In related news, the Alliance Defense Fund is promoting a four-minute video called "Defending Innocence: The Pima County Case," which documents how concerned citizens in one town, armed with the right legal information and resources, took a stand against the spread of hardcore pornography by defeating a pornographic outlet's attempt to locate within 500 feet of a children's dance studio.
ADF co-founder James Dobson has said the war on the criminal enterprise of pornography is "a winnable war," and ADF is encouraging people to visit communitydefense.org/faq/aboutcdc for more information.
NEVADA GOVERNOR OPPOSES LOTTERY BILL -- In a rare alliance, the Democratic governor of Nevada, Jim Gibbons, is siding with Republicans in opposing a lottery in his state, but for a different reason.
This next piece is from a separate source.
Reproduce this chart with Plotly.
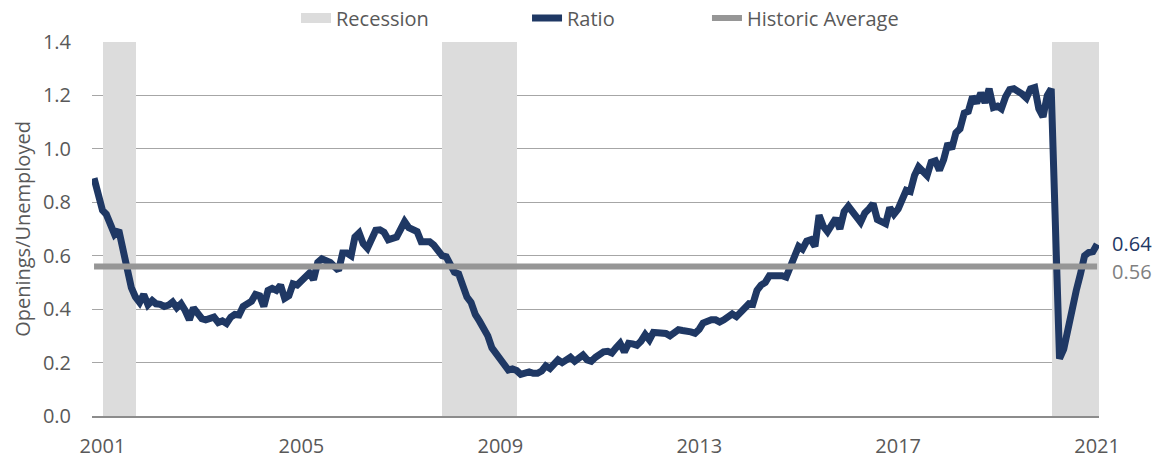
import pandas as pd
import plotly.graph_objects as go

# ---------------- data ----------------
start_month = "2000-12-01"   # first monthly observation
ratio = [
    0.89,
    0.82, 0.77, 0.755, 0.72, 0.68, 0.695, 0.62, 0.567, 0.48, 0.446, 0.425, 0.455,
    0.416, 0.432, 0.42, 0.418, 0.41, 0.415, 0.427, 0.405, 0.42, 0.395, 0.36, 0.405,
    0.385, 0.364, 0.36, 0.366, 0.37, 0.35, 0.356, 0.346, 0.37, 0.38, 0.378, 0.41,
    0.42, 0.43, 0.455, 0.45, 0.41, 0.47, 0.478, 0.47, 0.49, 0.44, 0.45, 0.495,
    0.49, 0.505, 0.525, 0.535, 0.51, 0.575, 0.588, 0.583, 0.575, 0.56, 0.545, 0.61,
    0.61, 0.6, 0.67, 0.685, 0.645, 0.628, 0.66, 0.695, 0.697, 0.688, 0.66, 0.665,
    0.67, 0.7, 0.728, 0.705, 0.698, 0.69, 0.652, 0.652, 0.652, 0.64, 0.615, 0.6,
    0.596, 0.56, 0.538, 0.532, 0.48, 0.445, 0.425, 0.38, 0.355, 0.33, 0.3, 0.255,
    0.235, 0.215, 0.19, 0.172, 0.176, 0.17, 0.156, 0.162, 0.165, 0.16, 0.16, 0.168,
    0.188, 0.178, 0.19, 0.21, 0.2, 0.21, 0.22, 0.205, 0.215, 0.228, 0.21, 0.205,
    0.22, 0.235, 0.24, 0.242, 0.236, 0.255, 0.272, 0.24, 0.272, 0.27, 0.265, 0.28,
    0.305, 0.285, 0.313, 0.312, 0.31, 0.309, 0.3, 0.31, 0.323, 0.32, 0.319, 0.315,
    0.31, 0.325, 0.348, 0.355, 0.36, 0.36, 0.352, 0.36, 0.369, 0.382, 0.372, 0.39,
    0.403, 0.42, 0.418, 0.47, 0.49, 0.5, 0.525, 0.525, 0.53, 0.525, 0.52, 0.56,
    0.605, 0.635, 0.625, 0.655, 0.66, 0.635, 0.752, 0.71, 0.69, 0.71, 0.74, 0.7,
    0.765, 0.785, 0.77, 0.745, 0.725, 0.76, 0.775, 0.795, 0.735, 0.727, 0.72, 0.78,
    0.755, 0.775, 0.805, 0.845, 0.84, 0.9, 0.932, 0.915, 0.9, 0.95, 0.955, 0.92,
    0.96, 1.02, 1.0, 1.06, 1.075, 1.134, 1.14, 1.195, 1.172, 1.209, 1.173, 1.225,
    1.155, 1.16, 1.15, 1.195, 1.222, 1.225, 1.218, 1.205, 1.19, 1.225, 1.23, 1.15,
    1.12, 1.2, 1.225, 0.72, 0.215, 0.25, 0.33, 0.41, 0.47, 0.53, 0.6, 0.612,
    0.615, 0.643,
]
historic_average = 0.56
recession_start = ["2001-02-06", "2007-11-28", "2020-03-07"]
recession_end = ["2001-10-05", "2009-06-01", "2021-02-15"]
tick_dates = ["2001-02-01", "2005-02-01", "2009-02-01", "2013-02-01", "2017-02-01", "2021-02-01"]
tick_labels = ["2001", "2005", "2009", "2013", "2017", "2021"]
y_max = 1.4

# ---------------- styles ----------------
NAVY = "#1F3864"
AVG_GRAY = "#969696"
REC_GRAY = "#DCDCDC"
TEXT_GRAY = "#595959"
FONT = "Open Sans"

months = pd.date_range(start_month, periods=len(ratio), freq="MS")
rs = pd.to_datetime(recession_start)
re_ = pd.to_datetime(recession_end)
rec_mid = rs + (re_ - rs) / 2
rec_width = [(e - s).total_seconds() * 1000 for s, e in zip(rs, re_)]

fig = go.Figure()

fig.add_trace(go.Bar(
    x=rec_mid, y=[y_max] * len(rs), width=rec_width,
    marker=dict(color=REC_GRAY, line=dict(width=0)),
    showlegend=False, hoverinfo="skip",
))
# legend entry for recession shading
fig.add_trace(go.Scatter(
    x=[None], y=[None], mode="lines", name="Recession",
    line=dict(color=REC_GRAY, width=15), legend="legend",
))
fig.add_trace(go.Scatter(
    x=months, y=ratio, mode="lines", name="Ratio",
    line=dict(color=NAVY, width=7), legend="legend2",
))
fig.add_trace(go.Scatter(
    x=months, y=[historic_average] * len(months), mode="lines", name="Historic Average",
    line=dict(color=AVG_GRAY, width=6), legend="legend3",
))

fig.add_annotation(x=months[-1], y=ratio[-1], text=f"{ratio[-1]:.2f}", showarrow=False,
                   xanchor="left", yanchor="middle", xshift=13, yshift=1,
                   font=dict(family=FONT, size=20, color=NAVY))
fig.add_annotation(x=months[-1], y=historic_average, text=f"{historic_average:.2f}", showarrow=False,
                   xanchor="left", yanchor="middle", xshift=13, yshift=-5,
                   font=dict(family=FONT, size=20, color="#808080"))

leg_common = dict(orientation="h", yanchor="middle", xanchor="left", y=1.064,
                  bgcolor="rgba(0,0,0,0)", font=dict(family=FONT, size=20, color=TEXT_GRAY))

fig.update_layout(
    width=1158, height=460,
    margin=dict(l=92, r=59, t=42, b=44, autoexpand=False),
    plot_bgcolor="white", paper_bgcolor="white",
    font=dict(family=FONT, size=20, color=TEXT_GRAY),
    bargap=0,
    legend=dict(x=0.2026, **leg_common),
    legend2=dict(x=0.432, **leg_common),
    legend3=dict(x=0.6107, **leg_common),
    xaxis=dict(
        type="date", range=["2000-11-16", "2021-02-15"],
        tickvals=tick_dates, ticktext=tick_labels,
        showgrid=False, zeroline=False, automargin=False,
        showline=True, linecolor="#8C8C8C", linewidth=2,
        ticks="", ticklabelstandoff=11,
        tickfont=dict(family=FONT, size=20, color=TEXT_GRAY),
    ),
    yaxis=dict(
        range=[0, y_max], dtick=0.2, tickformat=".1f",
        showgrid=True, gridcolor="#A6A6A6", gridwidth=1,
        zeroline=False, showline=False, ticks="", automargin=False,
        ticklabelstandoff=20,
        tickfont=dict(family=FONT, size=20, color=TEXT_GRAY),
        title=dict(text="Openings/Unemployed", standoff=6,
                   font=dict(family=FONT, size=20, color=TEXT_GRAY)),
    ),
)

fig.write_html("out.html", config={"displayModeBar": False},
               post_script="document.body.style.margin='0';document.body.style.overflow='hidden';")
Gibbons is against the proposed constitutional amendment allowing for a lottery because he fears it would compete with the state's famous gambling industry, the Associated Press said March 27.
"I respect recent efforts by some legislators to explore options for new revenue to the state; however, I do not believe it is a proper function of Nevada government to operate a lottery, nor do I think that the state should be in competition with its largest industry," Gibbons said in a statement, according to the Nevada Appeal.
Nearly every session of the Nevada legislature has dealt with a lottery proposal as a way to raise money for education, the Appeal said, but while it has passed the House, the proposal has yet to make it through the Senate and onto the ballot.
Gibbons said studies show that lotteries fail to promote economic development.
"Elsewhere, lotteries have proven to be costly and bureaucratic, something I do not believe our citizens want more of in Nevada," he said. "I will not, therefore, support any legislation that includes the establishment of a lottery in Nevada."